How to GraphQL Course Review

June 17, 2019

If you’re a beginner fresh from learning React, you might have heard of GraphQL and want to learn that next.

In this post, I will review one resource you could use to start learning GraphQL: How To GraphQL by Prisma and members of the GraphQL community.


It’s free. Enough said.

Stacks Covered

Compared to most resources out there, I’m impressed by the stack covered by How To GraphQL:

  • React (a library excellent for building UIs)
  • Apollo (a suite of tools that helps us to easily build GraphQL-based software)
  • GraphQL-Yoga (an express server that is pre-configured to run as a GraphQL server)
  • Prisma (an ORM that simplifies database access via GraphQL)
  • GraphQL (a query language for API)

You will learn almost all you need to build your own GraphQL-based clients and servers. Though, the course doesn’t teach you how to deploy both of them; I wish they did teach that because due to our use of Prisma, we actually need to deploy four servers (including our client server). To help you deploy, I’ll share deployment-related resources at the end of this post.

Another thing they don’t teach you is authorization and authentication that are not based on Local Storage.

Course Flow and Difficulty

When you first start, you are encouraged by the site to get a high-level view of GraphQL by reading or watching a series of lessons. This is important especially if you’re used to RESTful APIs.

The lessons during the high-level phase are not difficult.
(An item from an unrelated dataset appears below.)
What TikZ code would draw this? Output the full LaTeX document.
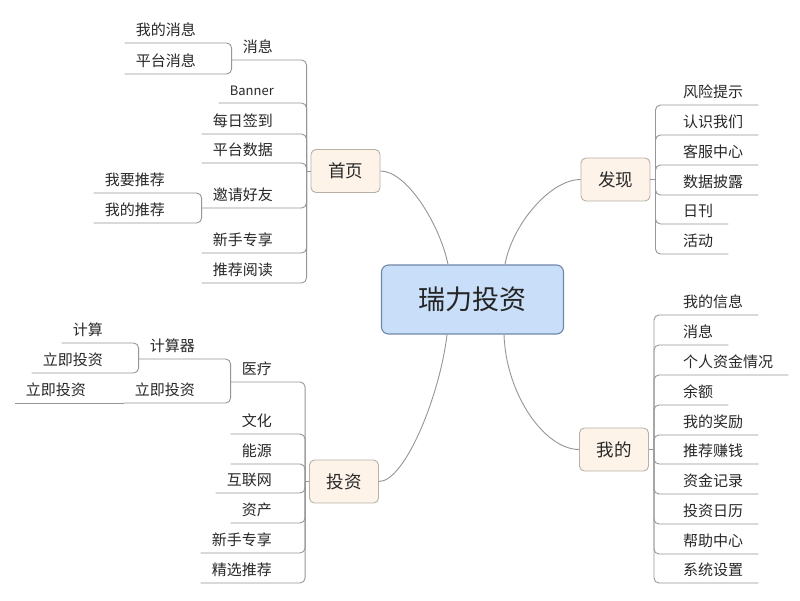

Note that nothing in the course is linear or mandatory. You can skip through any lessons and start the Frontend and Backend tracks.

Afterwards, you can choose one sub-course from the Frontend and Backend track. For the frontend, I recommend you take the React + Apollo course. For the backend, take the Node course.

The site won’t tell you which of the two courses you should start first. I recommend doing the backend first because it can live independently from the frontend while the frontend is dependent on the backend for it to work. Other than that, doing the backend will introduce you to the GraphQL Playground which is a great tool to understand how GraphQL queries and mutations work.

The end-product after completing both those courses is a Hacker News clone with the following features:

  1. Signup
  2. Login/Logout
  3. Create and delete post
  4. Upvote post
  5. Real-time update of the frontpage whenever a new post is added (either by you or a different user)
  6. Authorization via JWT stored in Local Storage

As expected of a beginner course, the course will guide you step-by-step and hand-holding is always involved. Reduce your copy-pasting and try to implement your own features if you want to get more out of the course.


I highly recommend How to GraphQL if you’re interested in learning GraphQL and how we can use it client and server-side. Before the course, I tried Wes Bos’ (Advanced React)[https://advancedreact.com/] paid course but there’s a lot that goes over my head; How to GraphQL immensely helped me complement the concepts I didn’t catch from Bos’ course.

If you’re interested to start the course, the following are some resources that might help you deploy your Hacker News clone:

React and Apollo client

Deploy your React and Apollo client with Zeit’s NOW

Deploy your React and Apollo client with Netlify

Deploy your React and Apollo client with Heroku

Prisma and Database server

Deploy your Prisma and database server with Heroku

Once you’ve deployed both servers, remember to go to your backend folder and run prisma deploy (doc). Use prisma-deploy -n so you can choose to create a new service that is linked to your new prisma server hosted on heroku rather than the tutorial demo server.

The endpoint of the service, which you can view in app.prisma.io, is needed by your GraphQL-Yoga server to communicate with your Prisma server.

GraphQL-Yoga server

Deploy your GraphQL-Yoga with Heroku

Once deployed, Remember to change the frontend and the prisma service url to the production versions.